Zuma came to power in 2009 under a cloud. For years he had faced charges of corruption, racketeering, money laundering and fraud, only for them to be dropped weeks before he took power. Today he faces another scandal: the state spending of what the South African press say is $28 million on security upgrades at his private residence in his home province of Kwazulu-Natal. Those allegations — and hundreds of other accusations of corruption and criminality against ANC ministers and councillors — fixate the media. But it is the ANC’s failure to lift its natural constituency — the half of the country, according to the government’s own figures, that 18 years after the end of apartheid still live below the poverty line — which this year stirred violent and angry mass protests against it. The state’s brutal opposition to those demonstrations, which included police shooting dead 34 striking miners at a platinum mine at Marikana in the north of the country in August, was both shocking in the manner it evoked the violence of apartheid and underscored the distance that now exists between South Africa’s poor and the party that promised to liberate them.

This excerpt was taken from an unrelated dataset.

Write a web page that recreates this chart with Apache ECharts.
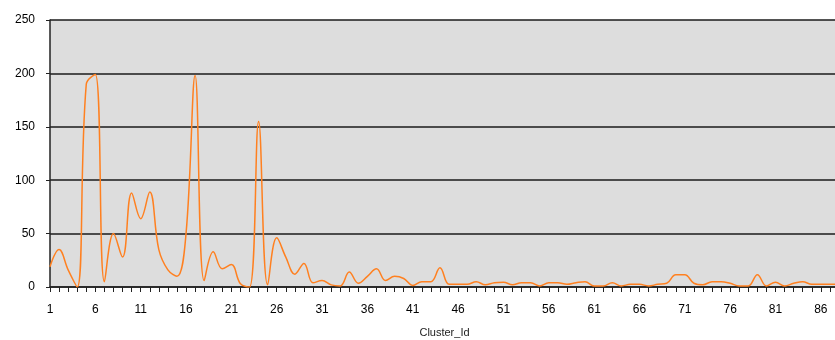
<!DOCTYPE html>
<html>
<head>
    <meta charset="UTF-8">
    <title>Cluster_Id</title>
    <script src="https://cdn.jsdelivr.net/npm/echarts@6/dist/echarts.min.js"></script>
    <style>
        html, body { margin: 0; padding: 0; background: #ffffff; }
        #main { width: 835px; height: 340px; }
    </style>
</head>
<body>
<div id="main"></div>
<script type="text/javascript">
    // cluster ids 1..88
    var clusterIds = [];
    for (var i = 1; i <= 88; i++) { clusterIds.push(String(i)); }

    // values
    var counts = [
        19, 35, 16, 0, 190, 199, 5, 50, 28, 88,
        64, 89, 35, 16, 10, 50, 198, 6, 33, 17,
        21, 3, 0, 155, 2, 46, 28, 12, 22, 4,
        6, 2, 1, 14, 3.5, 10, 17, 6, 10, 8,
        1.5, 5, 5, 18, 2.5, 2.5, 2.5, 5, 2, 4,
        4.5, 2, 4, 4, 1, 4, 4, 2.5, 4, 5,
        1, 1, 4, 1, 2.5, 2.5, 1, 2.5, 3.5, 11.5,
        11.5, 3.5, 2, 5, 5, 3.5, 1, 1, 11.5, 1,
        4.5, 1, 3.5, 5, 2.5, 2.5, 2.5, 2.5
    ];

    var yTicks = [0, 50, 100, 150, 200, 250];

    var chart = echarts.init(document.getElementById('main'));
    var option = {
        backgroundColor: '#ffffff',
        animation: false,
        grid: {
            left: 50,
            right: -4,
            top: 20,
            bottom: 53,
            outerBoundsMode: 'none',
            containLabel: false,
            show: true,
            backgroundColor: '#dddddd',
            borderWidth: 0
        },
        xAxis: {
            type: 'category',
            data: clusterIds,
            boundaryGap: false,
            name: 'Cluster_Id',
            nameLocation: 'middle',
            nameGap: 40,
            nameTextStyle: { color: '#222222', fontSize: 11, fontFamily: 'Liberation Sans' },
            axisLine: { lineStyle: { color: '#222222', width: 1.5 } },
            axisTick: { interval: 0, length: 5, lineStyle: { color: '#222222' } },
            axisLabel: {
                interval: 4,
                color: '#000000',
                fontSize: 12,
                fontFamily: 'Liberation Sans',
                margin: 17
            },
            splitLine: { show: false }
        },
        yAxis: {
            type: 'value',
            min: yTicks[0],
            max: yTicks[yTicks.length - 1],
            interval: 50,
            axisLine: { show: true, lineStyle: { color: '#222222', width: 1.5 } },
            axisTick: { show: true, length: 4, lineStyle: { color: '#222222' } },
            axisLabel: {
                color: '#000000',
                fontSize: 12,
                fontFamily: 'Liberation Sans',
                margin: 15
            },
            splitLine: { show: true, lineStyle: { color: '#1a1a1a', width: 1.5 } }
        },
        series: [
            {
                type: 'line',
                data: counts,
                smooth: 0.4,
                showSymbol: false,
                lineStyle: { color: '#ff8020', width: 1.5 }
            }
        ]
    };
    chart.setOption(option);
</script>
</body>
</html>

The election of Cyril Ramaphosa with a similar margin as Zuma’s deputy on Tuesday is further testament to how blind the ANC now is to popular sentiment. Ramaphosa was a target of particular fury at Marikana: he is a former leader of the National Union of Mineworkers who went on to use his political connections to become one of South Africa’s richest men, in part owing to his stake in Marikana’s mine owners, Lonmin. An official inquiry into the massacre heard how the day before the shooting, Ramaphosa wrote to Lonmin’s chief commercial officer saying: “The terrible events that have unfolded cannot be described as a labor dispute. They are plainly dastardly criminal and must be characterized as such … there needs to be concomitant action to address this situation.”

(MORE: South Africa Massacre: Miners Charged over Colleagues’ Deaths)

It’s hard to avoid the conclusion that in re-electing the tainted Zuma and superrich Ramaphosa, the ANC has added further cement to South Africa’s central problem: the yawning divide that not only exists but has actually widened since apartheid between the elite, now both white and ANC-connected black, and millions of poor South Africans. On the wrong side of the tracks, life is defined by violent crime, unemployment of 25% to 40% and the world’s biggest HIV/AIDS population. Many millions still live in the same shacks in the same townships. Once, led by the ANC and others, South Africans fought such unfairness and brought down a regime. Tuesday’s elections show how the ANC is ignoring the message of this year’s protests: they could do so again.